Key things to remember about aldehyde functional group

  • An aldehyde functional group is a terminal carbonyl written as R-CHO, with the carbonyl carbon bonded to at least one hydrogen.

  • In Organic Chemistry II, aldehydes are treated as reactive carbonyl compounds that often undergo nucleophilic addition, oxidation, and reduction.

  • Aldehydes are usually easier to oxidize than ketones, which makes them useful in oxidation tests and synthesis sequences.

  • If you can spot the -CHO group, you can predict how the molecule will be named and which reagents are likely to react with it.

  • Aldehydes and ketones look similar, but the hydrogen on an aldehyde carbonyl carbon changes the molecule's chemistry in a noticeable way.

Frequently asked questions about aldehyde functional group

What is an aldehyde functional group in Organic Chemistry II?

It is a carbonyl group at the end of a carbon chain, where the carbonyl carbon is bonded to one hydrogen and one carbon group. That structure is written as R-CHO. In Organic Chemistry II, this setup matters because it makes aldehydes more reactive than many related carbonyl compounds.

How do I tell an aldehyde from a ketone?

Look at the carbonyl carbon. If it has at least one hydrogen attached, it is an aldehyde. If it is bonded to two carbon groups, it is a ketone. That structural difference is the fastest way to separate the two on naming or mechanism questions.

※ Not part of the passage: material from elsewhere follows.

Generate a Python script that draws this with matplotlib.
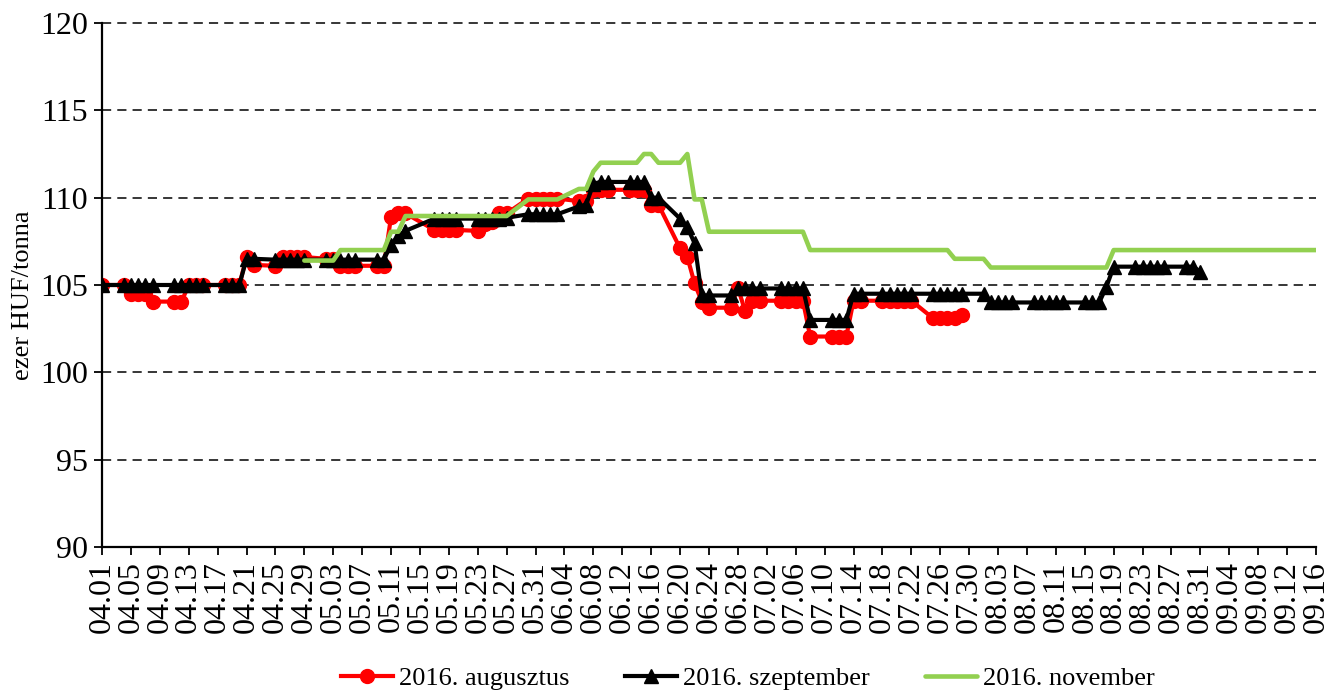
import numpy as np
import pandas as pd
import matplotlib
matplotlib.use("Agg")
import matplotlib.pyplot as plt

plt.rcParams['font.family'] = ['Liberation Serif', 'DejaVu Serif']

# trading days (weekdays, Whit Monday 2016-05-16 closed)
holidays = ['2016-05-16']
trading_days = [d for d in pd.bdate_range('2016-04-01', '2016-09-16') if d.strftime('%Y-%m-%d') not in holidays]

series_names = ['2016. augusztus', '2016. szeptember', '2016. november']

aug_start = '2016-04-01'
aug_values = [
    105.0,
    105.0, 104.5, 104.5, 104.5, 104.05,
    104.05, 104.05, 105.0, 105.0, 105.0,
    105.0, 105.0, 105.0, 106.6, 106.15,
    106.1, 106.6, 106.6, 106.6, 106.6,
    106.5, 106.5, 106.1, 106.1, 106.1,
    106.1, 106.1, 108.9, 109.1, 109.1,
    108.15, 108.15, 108.15, 108.15,
    108.1, 108.5, 108.6, 109.1, 109.1,
    109.95, 109.95, 109.95, 109.95, 109.95,
    109.8, 109.8, 110.45, 110.45, 110.45,
    110.45, 110.45, 110.45, 109.6, 109.6,
    107.1, 106.6, 105.1, 104.05, 103.7,
    103.7, 104.85, 103.5, 104.1, 104.1,
    104.1, 104.1, 104.1, 104.1, 102.05,
    102.05, 102.05, 102.05, 104.1, 104.1,
    104.1, 104.1, 104.1, 104.1, 104.1,
    103.1, 103.1, 103.1, 103.1, 103.3,
]

sep_start = '2016-04-01'
sep_values = [
    105.0,
    105.0, 105.0, 105.0, 105.0, 105.0,
    105.0, 105.0, 105.0, 105.0, 105.0,
    105.0, 105.0, 105.0, 106.5, 106.5,
    106.45, 106.45, 106.45, 106.45, 106.45,
    106.45, 106.45, 106.45, 106.45, 106.45,
    106.45, 106.45, 107.3, 107.8, 108.1,
    108.8, 108.8, 108.8, 108.8,
    108.8, 108.8, 108.8, 108.8, 108.85,
    109.05, 109.05, 109.05, 109.05, 109.05,
    109.5, 109.6, 110.8, 110.9, 110.9,
    110.9, 110.9, 110.9, 110.0, 110.0,
    108.8, 108.3, 107.4, 104.4, 104.4,
    104.4, 104.8, 104.8, 104.8, 104.8,
    104.8, 104.8, 104.8, 104.8, 103.0,
    103.0, 103.0, 103.0, 104.5, 104.5,
    104.5, 104.5, 104.5, 104.5, 104.5,
    104.5, 104.5, 104.5, 104.5, 104.5,
    104.5, 104.0, 104.0, 104.0, 104.0,
    104.0, 104.0, 104.0, 104.0, 104.0,
    104.0, 104.0, 104.0, 104.9, 106.05,
    106.05, 106.05, 106.05, 106.05, 106.05,
    106.05, 106.05, 105.75,
]

nov_start = '2016-04-29'
nov_values = [
    106.4,
    106.4, 106.4, 107.0, 107.0, 107.0,
    107.0, 107.0, 108.05, 108.05, 108.95,
    108.95, 108.95, 108.95, 108.95,
    108.95, 108.95, 108.95, 108.95, 108.95,
    109.9, 109.9, 109.9, 109.9, 109.9,
    110.5, 110.5, 111.5, 112.0, 112.0,
    112.0, 112.0, 112.5, 112.5, 112.0,
    112.0, 112.5, 109.9, 109.9, 108.05,
    108.05, 108.05, 108.05, 108.05, 108.05,
    108.05, 108.05, 108.05, 108.05, 107.0,
    107.0, 107.0, 107.0, 107.0, 107.0,
    107.0, 107.0, 107.0, 107.0, 107.0,
    107.0, 107.0, 107.0, 106.5, 106.5,
    106.5, 106.0, 106.0, 106.0, 106.0,
    106.0, 106.0, 106.0, 106.0, 106.0,
    106.0, 106.0, 106.0, 106.0, 107.0,
    107.0, 107.0, 107.0, 107.0, 107.0,
    107.0, 107.0, 107.0, 107.0, 107.0,
    107.0, 107.0, 107.0, 107.0, 107.0,
    107.0, 107.0, 107.0, 107.0, 107.0,
]

x_start = pd.Timestamp('2016-04-01')
x_end = pd.Timestamp('2016-09-16')
tick_step_days = 4
y_ticks = [90, 95, 100, 105, 110, 115, 120]
y_label = 'ezer HUF/tonna'


def series_xy(start, values):
    i0 = trading_days.index(pd.Timestamp(start))
    ds = trading_days[i0:i0 + len(values)]
    x = np.array([(d - x_start).days for d in ds], dtype=float)
    return x, np.array(values, dtype=float)


fig = plt.figure(figsize=(13.3, 6.94), dpi=100)
ax = fig.add_axes([102 / 1330, 1 - 547 / 694, (1316 - 102) / 1330, (547 - 23) / 694])

xa, ya = series_xy(aug_start, aug_values)
xs, ys = series_xy(sep_start, sep_values)
xn, yn = series_xy(nov_start, nov_values)

ax.plot(xa, ya, color='#FF0000', lw=3.0, marker='o', ms=10, mec='#FF0000', mfc='#FF0000',
        label=series_names[0], zorder=3, solid_joinstyle='round')
ax.plot(xs, ys, color='#000000', lw=3.0, marker='^', ms=10, mec='#000000', mfc='#000000',
        label=series_names[1], zorder=4, solid_joinstyle='round')
ax.plot(xn, yn, color='#92D050', lw=3.3, label=series_names[2], zorder=5,
        solid_joinstyle='round', solid_capstyle='round')

total_days = (x_end - x_start).days
ax.set_xlim(0, total_days)
ax.set_ylim(90, 120)
ticks = list(range(0, total_days + 1, tick_step_days))
ax.set_xticks(ticks)
ax.set_xticklabels([(x_start + pd.Timedelta(days=t)).strftime('%m.%d') for t in ticks],
                   rotation=90, fontsize=23)
ax.set_yticks(y_ticks)
ax.set_yticklabels([str(v) for v in y_ticks], fontsize=23)
ax.tick_params(axis='both', direction='out', length=6, width=1.3, colors='black')
ax.tick_params(axis='x', pad=4)
ax.tick_params(axis='y', pad=4)

for v in y_ticks[1:]:
    ax.axhline(v, color='black', lw=1.1, ls=(0, (6, 4)), zorder=1, clip_on=False)

for s in ['top', 'right']:
    ax.spines[s].set_visible(False)
for s in ['left', 'bottom']:
    ax.spines[s].set_linewidth(1.6)
    ax.spines[s].set_zorder(6)

ax.set_ylabel(y_label, fontsize=19)
ax.yaxis.set_label_coords(-0.056, 0.48)

fig.legend(loc='center', bbox_to_anchor=(0.5624, 0.022), ncol=3, frameon=False,
           fontsize=19, handlelength=1.97, handletextpad=0.23, columnspacing=2.1)

fig.savefig('out.png', dpi=100)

Why are aldehydes easier to oxidize than ketones?

Aldehydes have a hydrogen attached to the carbonyl carbon, so oxidation can turn that carbon into a carboxylic acid. Ketones do not have that hydrogen, so they are much less likely to oxidize under the same mild conditions. This is why aldehydes often give positive oxidation tests that ketones do not.

What reactions do aldehydes usually undergo?

Aldehydes commonly undergo nucleophilic addition, reduction to primary alcohols, and oxidation to carboxylic acids. Reagents like sodium borohydride and Grignard reagents are common in course problems, and chromic acid is often used to show how readily aldehydes oxidize.